On Saturday I went downtown to check out The Last Bookstore. I don’t remember where I first heard about this store, but I had put it on my list of fun, new places to check out. There are many reasons why I wanted to go exploring there. It’s in an old two story building, it’s filled head to toe with brand new & second hand books, vinyl records & comics, it’s downtown and everyone online RAVED about it. But the main reason I wanted to go was because the photos online painted a picture of an Alice In Wonderland kind of place, with dusty old shelves and hidden treasures. Looked pretty rad to me.
I brought my camera with me because I thought it might be a cool place to share on the blog. Now, before I dive into my fun adventure at this treasure trove of a bookstore, I want to talk a bit about a fear of mine...
I LOVE photography. Over the years it has grown from something I occasionally dabbled in, to something I’m incredibly passionate about. I own a growing collection of various cameras, from film to digital to instant to disposable. I’ve photographed a ton of food, a bunch of spontaneous shots of friends, and a few staged photo shoots. I truly love it. But, ironically enough, I have a fear of taking photos in public.
So, cut to me in this whimsical bookstore, my eyes wide with amazement over the winding bookcases, the hidden signs and art installations. All I want to do is take photos of every single nook and cranny, yet I’m paralyzed.

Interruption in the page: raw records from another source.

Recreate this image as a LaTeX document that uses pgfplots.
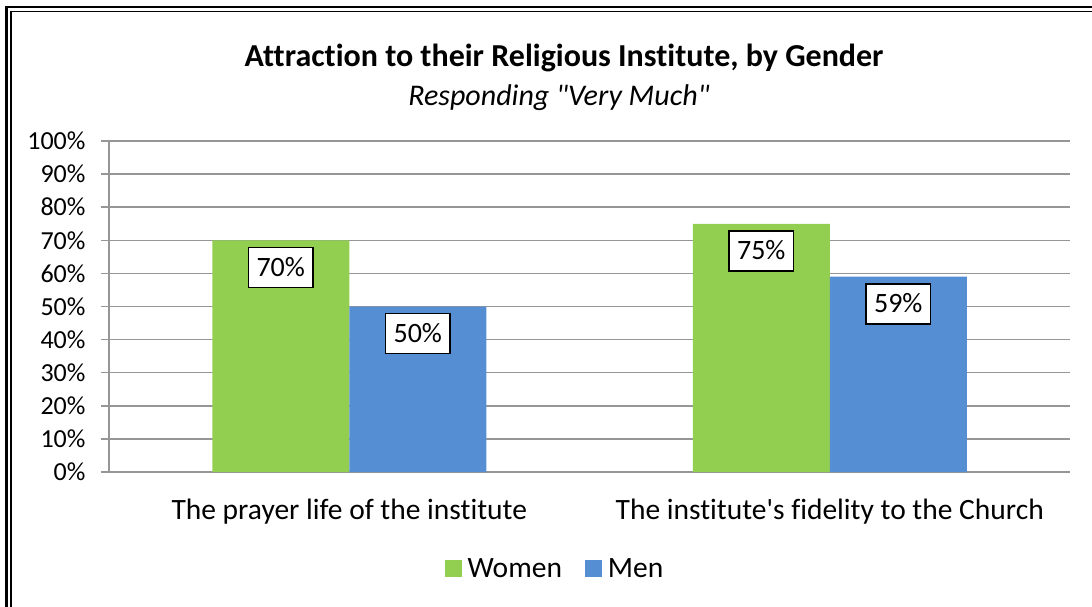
\documentclass[border=0pt]{standalone}
\usepackage{fontspec}
\setmainfont{Carlito}[Ligatures={TeXOff,NoCommon}]
\usepackage{pgfplots}
\pgfplotsset{compat=1.18}
\definecolor{gridgray}{RGB}{150,150,150}
\definecolor{womenG}{RGB}{146,206,80}
\definecolor{menB}{RGB}{86,142,212}
\begin{document}
\begin{tikzpicture}[x=1pt,y=1pt]
\begin{axis}[
  at={(109pt,134pt)}, anchor=south west,
  scale only axis, width=961pt, height=331pt,
  xmin=-0.5, xmax=1.5, ymin=0, ymax=100,
  axis lines=left, axis line style={-, gridgray, line width=1.5pt},
  ybar=0pt, bar width=137pt,
  ytick={0,10,...,100},
  yticklabel={\pgfmathprintnumber{\tick}\%},
  ymajorgrids, grid style={gridgray, line width=1.5pt},
  ytick align=outside, ytick style={gridgray, line width=1.5pt},
  major tick length=8pt,
  xtick={0,1},
  xticklabels={The prayer life of the institute, The institute's fidelity to the Church},
  xtick style={draw=none},
  extra x ticks={-0.5,0.5,1.5}, extra x tick labels={},
  extra x tick style={xtick style={gridgray, line width=1.5pt}, xtick align=outside, xmajorgrids=false, major tick length=8pt},
  /pgf/number format/assume math mode=true,
  yticklabel style={font=\fontsize{26}{30}\selectfont, xshift=-12pt},
  xticklabel style={font=\fontsize{29.5}{34}\selectfont, yshift=-15pt},
  nodes near coords={\pgfmathprintnumber{\pgfplotspointmeta}\%},
  nodes near coords style={font=\fontsize{28}{32}\selectfont, anchor=north, yshift=-6.5pt,
     fill=white, draw=black, line width=1.3pt, inner xsep=8pt, inner ysep=11pt,
     text height=18pt, text depth=0pt},
  legend style={at={(0.4662,-0.293)}, anchor=center, draw=none, legend columns=2,
     font=\fontsize{29.5}{34}\selectfont, inner sep=0pt,
     /tikz/every even column/.append style={column sep=17pt},
     nodes={inner xsep=6pt}},
  legend image code/.code={\path[#1] (0pt,-8.5pt) rectangle (17pt,8.5pt);},
  clip=false,
]
\addplot[draw=none, fill=womenG] coordinates {(0,70) (1,75)};
\addplot[draw=none, fill=menB] coordinates {(0,50) (1,59)};
\legend{Women, Men}
\end{axis}
\node[font=\bfseries\fontsize{32}{36}\selectfont] at (564pt,548pt) {Attraction to their Religious Institute, by Gender};
\node[font=\itshape\fontsize{30}{34}\selectfont] at (559pt,508pt) {Responding "Very Much"};
\draw[line width=2.5pt] (6.5pt,-20pt) -- (6.5pt,599pt) -- (1120pt,599pt);
\draw[line width=1.2pt] (11pt,-20pt) -- (11pt,594.5pt) -- (1120pt,594.5pt);
\pgfresetboundingbox
\path (0,0) rectangle (1092pt,606pt);
\end{tikzpicture}
\end{document}
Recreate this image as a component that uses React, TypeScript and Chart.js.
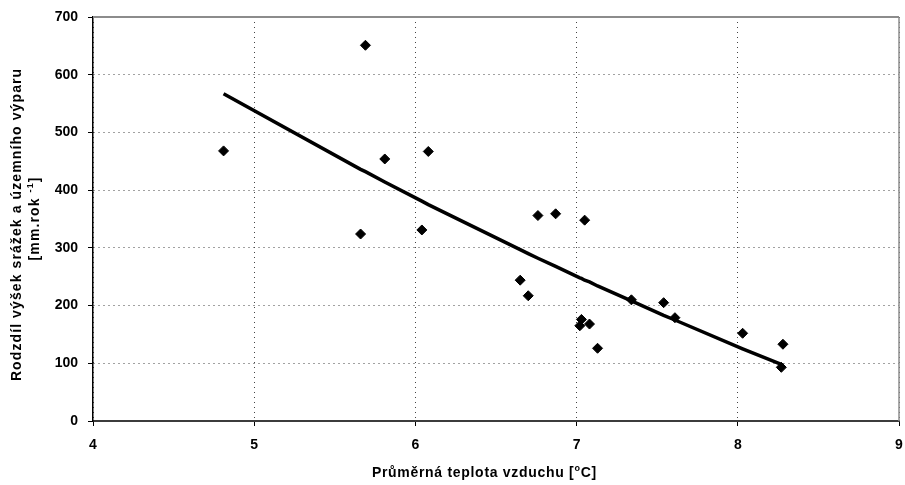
import React, { useEffect, useRef } from "react";
import { Chart, registerables } from "chart.js";

Chart.register(...registerables);

// Average air temperature [°C]
const temperature = [4.81, 5.69, 5.66, 5.81, 6.04, 6.08, 6.65, 6.70, 6.76, 6.87, 7.05, 7.02, 7.03, 7.08, 7.13, 7.34, 7.54, 7.61, 8.03, 8.28, 8.27];
// Difference between precipitation and evaporation [mm/year]
const difference = [468, 651, 324, 454, 331, 467, 244, 217, 356, 359, 348, 165, 176, 168, 126, 210, 205, 179, 152, 133, 93];

// Trend line, read at the sorted temperatures
const trendTemperature = [4.81, 5.66, 5.69, 5.81, 6.04, 6.08, 6.65, 6.70, 6.76, 6.87, 7.02, 7.03, 7.05, 7.08, 7.13, 7.34, 7.54, 7.61, 8.03, 8.27, 8.28];
const trendDifference = [567, 436, 432, 414, 381, 375, 297, 290, 282, 268, 248, 247, 244, 241, 234, 208, 183, 175, 125, 98, 97];

const xMin = 4;
const xMax = 9;
const xStep = 1;
const yMin = 0;
const yMax = 700;
const yStep = 100;

type Seg = { text: string; sup?: boolean };
const yTitleLine1: Seg[] = [{ text: "Rodzdíl výšek srážek a územního výparu" }];
const yTitleLine2: Seg[] = [{ text: "[mm.rok " }, { text: "-1", sup: true }, { text: "]" }];
const xTitle: Seg[] = [{ text: "Průměrná teplota vzduchu [" }, { text: "o", sup: true }, { text: "C]" }];

const FONT = '"Liberation Sans", Arial, sans-serif';

function drawRich(ctx: CanvasRenderingContext2D, segs: Seg[], cx: number, cy: number, spacing: number, size: number) {
  const items: { ch: string; font: string; w: number; dy: number }[] = [];
  let total = 0;
  for (const seg of segs) {
    const s = seg.sup ? Math.round(size * 0.65) : size;
    const font = `bold ${s}px ${FONT}`;
    ctx.font = font;
    for (const ch of Array.from(seg.text)) {
      const w = ctx.measureText(ch).width;
      items.push({ ch, font, w, dy: seg.sup ? -size * 0.33 : 0 });
      total += w + spacing;
    }
  }
  total -= spacing;
  let x = cx - total / 2;
  ctx.textAlign = "left";
  ctx.textBaseline = "middle";
  ctx.fillStyle = "#000";
  for (const it of items) {
    ctx.font = it.font;
    ctx.fillText(it.ch, x, cy + it.dy);
    x += it.w + spacing;
  }
}

const decorPlugin = {
  id: "decor",
  beforeDatasetsDraw(chart: any) {
    const { ctx, chartArea } = chart;
    const { left, right, top, bottom } = chartArea;
    ctx.save();
    ctx.strokeStyle = "#8c8c8c";
    ctx.lineWidth = 2;
    ctx.beginPath();
    ctx.moveTo(left, top);
    ctx.lineTo(right, top);
    ctx.stroke();
    ctx.lineWidth = 1.5;
    ctx.beginPath();
    ctx.moveTo(right, top);
    ctx.lineTo(right, bottom);
    ctx.stroke();
    ctx.restore();
  },
  afterDraw(chart: any) {
    const { ctx, chartArea } = chart;
    const { left, right, top, bottom } = chartArea;
    const cy = (top + bottom) / 2;
    const cx = (left + right) / 2;
    ctx.save();
    ctx.translate(0, cy);
    ctx.rotate(-Math.PI / 2);
    drawRich(ctx, yTitleLine1, -6, 17, 1.1, 14);
    drawRich(ctx, yTitleLine2, 0, 35, 1.1, 14);
    ctx.restore();
    ctx.save();
    drawRich(ctx, xTitle, cx - 12, 473.5, 0.7, 14);
    ctx.restore();
  },
};

export default function App() {
  const canvasRef = useRef<HTMLCanvasElement | null>(null);

  useEffect(() => {
    if (!canvasRef.current) return;
    const points = temperature.map((t, i) => ({ x: t, y: difference[i] }));
    const trend = trendTemperature.map((t, i) => ({ x: t, y: trendDifference[i] }));
    const chart = new Chart(canvasRef.current, {
      type: "scatter",
      data: {
        datasets: [
          {
            label: "trend",
            data: trend,
            showLine: true,
            borderColor: "#000",
            borderWidth: 3.5,
            pointRadius: 0,
            pointHoverRadius: 0,
            tension: 0,
            order: 2,
          },
          {
            label: "data",
            data: points,
            pointStyle: "rectRot",
            pointRadius: 5,
            pointHoverRadius: 5,
            backgroundColor: "#000",
            borderColor: "#000",
            borderWidth: 1,
            order: 1,
          },
        ],
      },
      options: {
        responsive: false,
        animation: false,
        events: [],
        layout: { padding: { top: 17, right: 5, left: 0, bottom: 0 } },
        plugins: {
          legend: { display: false },
          tooltip: { enabled: false },
          title: { display: false },
        },
        scales: {
          x: {
            type: "linear",
            min: xMin,
            max: xMax,
            ticks: {
              stepSize: xStep,
              color: "#000",
              padding: 11,
              font: { family: FONT, size: 14, weight: "bold" },
            },
            grid: {
              color: "#444",
              lineWidth: 1,
              tickColor: "#000",
              tickLength: 5,
              tickWidth: 1,
            },
            border: { color: "#3c3c3c", width: 2, dash: [1, 4] },
            afterFit: (s: any) => {
              s.height = 64;
              s.paddingLeft = 0;
              s.paddingRight = 0;
            },
          },
          y: {
            type: "linear",
            min: yMin,
            max: yMax,
            ticks: {
              stepSize: yStep,
              color: "#000",
              padding: 10,
              font: { family: FONT, size: 14, weight: "bold" },
            },
            grid: {
              color: "#444",
              lineWidth: 1,
              tickColor: "#000",
              tickLength: 5,
              tickWidth: 1,
            },
            border: { color: "#000", width: 1.5, dash: [1, 4] },
            afterFit: (s: any) => {
              s.width = 93;
              s.paddingTop = 0;
              s.paddingBottom = 0;
            },
          },
        },
      },
      plugins: [decorPlugin],
    } as any);
    return () => chart.destroy();
  }, []);

  return (
    <div style={{ position: "fixed", left: 0, top: 0, width: 905, height: 485, background: "#fff" }}>
      <canvas ref={canvasRef} width={905} height={485} style={{ width: 905, height: 485, display: "block" }} />
    </div>
  );
}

After I nervously walked around the downstairs, my huge camera tucked away in my bag, an employee told me there was a really cool art gallery upstairs. I asked her if I could take photos and she said of course. Instead of being excited about the news, I felt my stomach sink. Now I had no excuse to not take any pictures.
When I got upstairs I was immediately greeted by this fantastic art display. I gathered the courage to pull out my camera and started to take a few shots, when I heard someone coming up the stairs. My heart started racing. I quickly walked away from the installation, hiding my camera. I suddenly felt like I was in the 2nd grade and the 7th graders had caught me playing childish hand-clap games on the playground. What the hell was happening to me? The answer was I felt ashamed. I was embarrassed to be seen taking photos of a bookshelf because maybe someone, some total stranger, might think that it's stupid.
As I was having this “moment” with myself, imagining all these people judging me (which was in the Fantasy section, perhaps not surprisingly), a girl passed me who was TAKING PICTURES! I immediately started to envy this girl, in total awe of her unapologetic confidence. So I did what anyone else would do if they saw their role model/hero … I followed her. Yes, I creepily followed her through the shelves of books watching her do what I so badly wanted to do. (I swear I’m not a stalker!)
It may sound ridiculous, but by following and watching her, I got the courage to pull out my camera again. My thought process behind this was that if people were going to look at me funny for taking pictures, at least I would be bonded with this girl (who obviously had no idea we were now “in this together.”)
It still wasn’t easy, but I found myself taking more photos, and the more photos I took, the less I cared whether people were watching me. I was so engrossed, I lost track of the girl I was following (aka my personal Superwoman) and suddenly realized I was snapping pictures alone. And, shocker, no one was watching me take photos!
I continued to explore the upstairs, snapping away, even gathering the courage to ask some of the artists in the gallery section if I could take their photos.
My favorite was the group of “grannies” knitting at Gather. (Side note: I’m totally coming back to take one of their intro to knitting classes!)
As I drove home, I reflected on my terrifying/exciting experience. We all have different ways of confronting our fears. Some of us tell ourselves to just get over it and do it. And I’ll admit, I’ve gone this route in the past. But, for me, I don’t think that necessarily gets rid of the fear; just because I do it, doesn’t mean I'm not still afraid of it. The missing step is understanding the fear. WHY am I afraid of this? By understanding the root of the fear, I can be more compassionate towards myself, and I can try and work through it instead of beating myself up about it. And truthfully, how are you supposed to get over something that you are afraid of if you don’t understand why you are scared of it in the first place?
Basically this all boils down to me owning who I am. Owning that I am the girl who is inspired to take a photo of a cool book display and not caring what other people think of that. It’s a learning process and, at times, I’m still stumbling along, but instead of avoiding it, I'm facing it. And that makes me happy. That makes me proud. That makes me who I am.
What scares you? How do you overcome it?
PS Thanks to the random girl in the store for taking photos and leading the way, even though you had no idea you were doing that for me.
PPS I realize I didn't really talk that much about The Last Bookstore in this post, but if you live in Los Angeles, I highly recommend you check it out.